相変わらず風邪で絶不調。大連休で困ったのは医者の休診で、売薬は眠くなるだけであまり効果がなく、もう一週間もボーっとしている。おかげで本書はまだ半分しか読んでいない。まるでカタツムリ君だ。
ここに来てやっと気がついたのだが、前半はどうやら歴史的事実をかなり忠実に再現し、その中にフィクションを織りまぜているようだ。一例がバイロイトをめぐるフルトヴェングラーとトスカニーニの確執で、二人の巨匠がライバル関係にあったことはぼくも仄聞している。それゆえ、二人の「ニアミス」にはニヤッとさせられたが、困るのは、そういう背景を知らなければさほど面白くもないエピソードだということだ。しかも、これを読んだからといって、二人のCDを聴く態度が変わるわけでもない。
一事が万事で、もっと大きな時代背景にしても、読者の一般常識を当てにしているのではと思えるフシがある。
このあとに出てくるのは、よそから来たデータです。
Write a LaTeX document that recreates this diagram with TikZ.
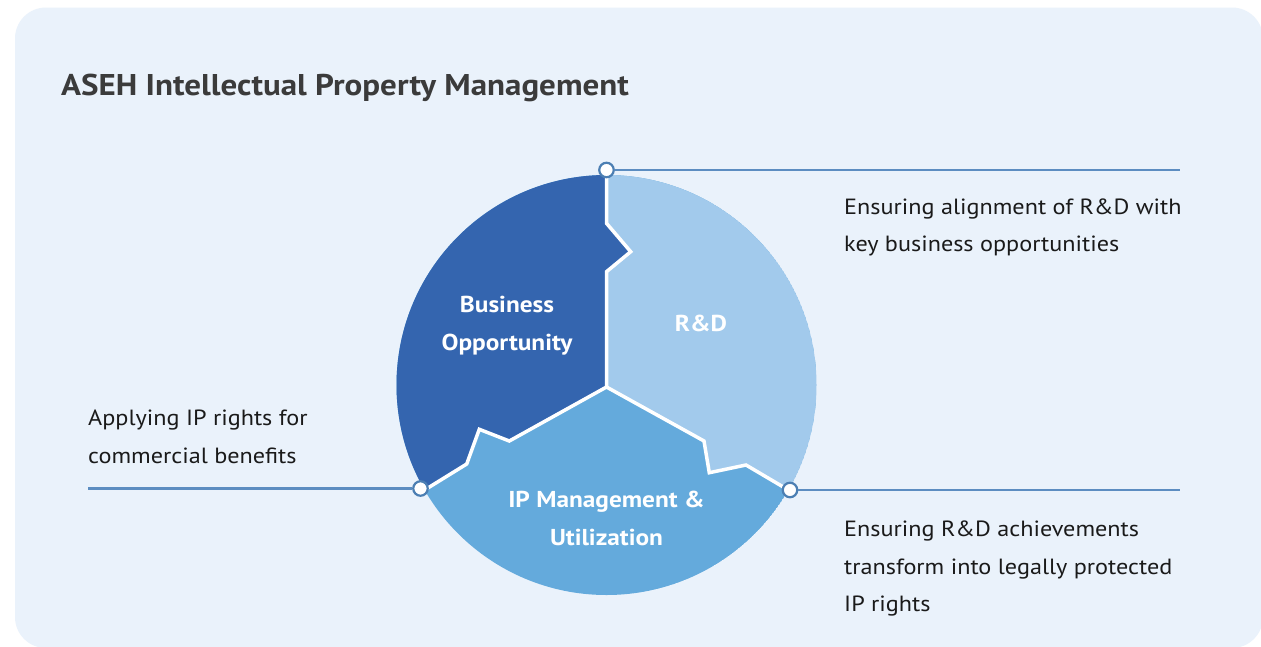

第一次大戦後、国土を奪われ、巨額の賠償金を課せられ、インフレにあえぐドイツ国民にとって、ヒトラーは次第に救世主のような存在になりつつあった。が一方、そのカリスマ性の裏には人間的なもろさもあり、それに救いの手を差しのべたのが…何だか当たり前すぎる物語だが、ヴィニフレート・ワーグナーとヒトラーの関係をある程度知っている読者なら、なるほど、さもありなん、と興味津々で読み進むのかもしれない。
が、ぼくはワーグナー一家にヴィニフレートなる女性がいたことさえ知らなかった。そういう門外漢の文字どおり雑感ゆえ説得力のない感想だが、これ、ぼくと同じように何も知らない人が読んでも思わず引きこまれるほど面白い小説なのかなあ。ワーグナーとコジマ、ハンス・フォン・ビューローの三角関係にしても、へえ、なるほどね、としか思えない。
ただ、後半の出だしを読むと、何やらフィクションくさい匂いが強烈に漂っている。ここからいよいよ本番なのかもしれない。明日は医者に診てもらう予定だから、早く体調を整えて本書に取り組みたい。